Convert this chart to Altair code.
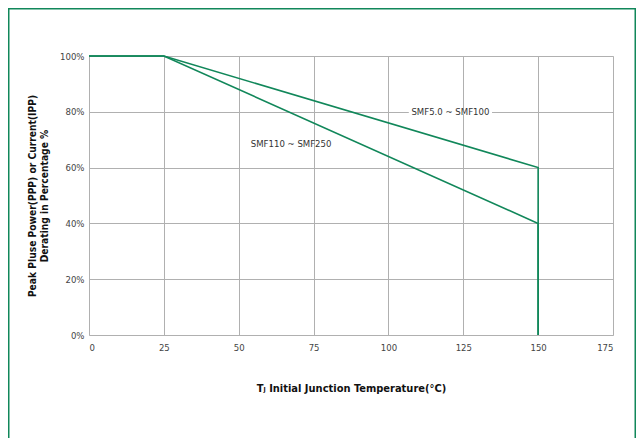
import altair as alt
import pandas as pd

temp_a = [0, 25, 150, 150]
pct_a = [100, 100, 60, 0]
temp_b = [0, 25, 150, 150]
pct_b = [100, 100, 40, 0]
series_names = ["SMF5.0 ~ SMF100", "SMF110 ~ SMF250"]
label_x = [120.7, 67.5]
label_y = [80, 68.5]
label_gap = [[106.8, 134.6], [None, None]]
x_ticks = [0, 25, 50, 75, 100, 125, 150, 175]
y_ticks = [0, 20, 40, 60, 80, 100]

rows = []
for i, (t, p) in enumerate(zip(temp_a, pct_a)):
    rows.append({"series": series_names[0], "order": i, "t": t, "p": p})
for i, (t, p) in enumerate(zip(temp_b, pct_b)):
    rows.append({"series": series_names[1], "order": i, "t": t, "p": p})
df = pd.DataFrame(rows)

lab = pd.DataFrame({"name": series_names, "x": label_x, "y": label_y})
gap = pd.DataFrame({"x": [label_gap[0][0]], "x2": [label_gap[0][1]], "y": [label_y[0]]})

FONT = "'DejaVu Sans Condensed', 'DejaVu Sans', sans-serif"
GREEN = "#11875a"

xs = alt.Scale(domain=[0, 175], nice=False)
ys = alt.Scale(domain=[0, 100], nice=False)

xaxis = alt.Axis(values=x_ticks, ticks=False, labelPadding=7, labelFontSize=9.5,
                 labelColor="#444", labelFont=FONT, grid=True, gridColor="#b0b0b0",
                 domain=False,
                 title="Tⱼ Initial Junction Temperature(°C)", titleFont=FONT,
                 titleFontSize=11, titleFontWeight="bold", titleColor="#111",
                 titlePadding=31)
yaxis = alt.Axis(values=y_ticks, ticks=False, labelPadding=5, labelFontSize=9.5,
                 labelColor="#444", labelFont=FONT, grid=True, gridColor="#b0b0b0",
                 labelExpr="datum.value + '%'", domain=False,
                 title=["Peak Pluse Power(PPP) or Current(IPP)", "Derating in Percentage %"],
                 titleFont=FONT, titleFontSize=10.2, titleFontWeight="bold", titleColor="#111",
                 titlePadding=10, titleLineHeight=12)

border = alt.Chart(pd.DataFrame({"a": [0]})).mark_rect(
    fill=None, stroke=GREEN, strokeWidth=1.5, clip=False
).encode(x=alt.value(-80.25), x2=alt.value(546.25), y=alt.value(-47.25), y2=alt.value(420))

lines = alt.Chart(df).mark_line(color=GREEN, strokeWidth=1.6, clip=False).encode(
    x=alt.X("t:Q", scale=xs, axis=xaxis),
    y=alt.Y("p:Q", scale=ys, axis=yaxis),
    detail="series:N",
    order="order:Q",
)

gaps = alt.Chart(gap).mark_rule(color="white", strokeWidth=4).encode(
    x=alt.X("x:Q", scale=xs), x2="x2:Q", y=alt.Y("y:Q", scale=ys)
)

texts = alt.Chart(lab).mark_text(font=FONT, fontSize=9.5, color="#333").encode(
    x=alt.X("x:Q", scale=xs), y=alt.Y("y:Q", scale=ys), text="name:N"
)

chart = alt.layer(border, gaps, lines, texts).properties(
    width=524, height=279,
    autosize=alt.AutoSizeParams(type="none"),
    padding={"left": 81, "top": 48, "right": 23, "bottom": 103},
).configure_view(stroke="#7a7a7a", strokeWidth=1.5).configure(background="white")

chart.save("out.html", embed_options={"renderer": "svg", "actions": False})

____

## Given instruction
Take the material above from its first line through the line holding "ys = alt.Scale(domain=[0, 100], nice=False)" and set it down exactly, without the pictures.

## In response
Convert this chart to Altair code.
import altair as alt
import pandas as pd

temp_a = [0, 25, 150, 150]
pct_a = [100, 100, 60, 0]
temp_b = [0, 25, 150, 150]
pct_b = [100, 100, 40, 0]
series_names = ["SMF5.0 ~ SMF100", "SMF110 ~ SMF250"]
label_x = [120.7, 67.5]
label_y = [80, 68.5]
label_gap = [[106.8, 134.6], [None, None]]
x_ticks = [0, 25, 50, 75, 100, 125, 150, 175]
y_ticks = [0, 20, 40, 60, 80, 100]

rows = []
for i, (t, p) in enumerate(zip(temp_a, pct_a)):
    rows.append({"series": series_names[0], "order": i, "t": t, "p": p})
for i, (t, p) in enumerate(zip(temp_b, pct_b)):
    rows.append({"series": series_names[1], "order": i, "t": t, "p": p})
df = pd.DataFrame(rows)

lab = pd.DataFrame({"name": series_names, "x": label_x, "y": label_y})
gap = pd.DataFrame({"x": [label_gap[0][0]], "x2": [label_gap[0][1]], "y": [label_y[0]]})

FONT = "'DejaVu Sans Condensed', 'DejaVu Sans', sans-serif"
GREEN = "#11875a"

xs = alt.Scale(domain=[0, 175], nice=False)
ys = alt.Scale(domain=[0, 100], nice=False)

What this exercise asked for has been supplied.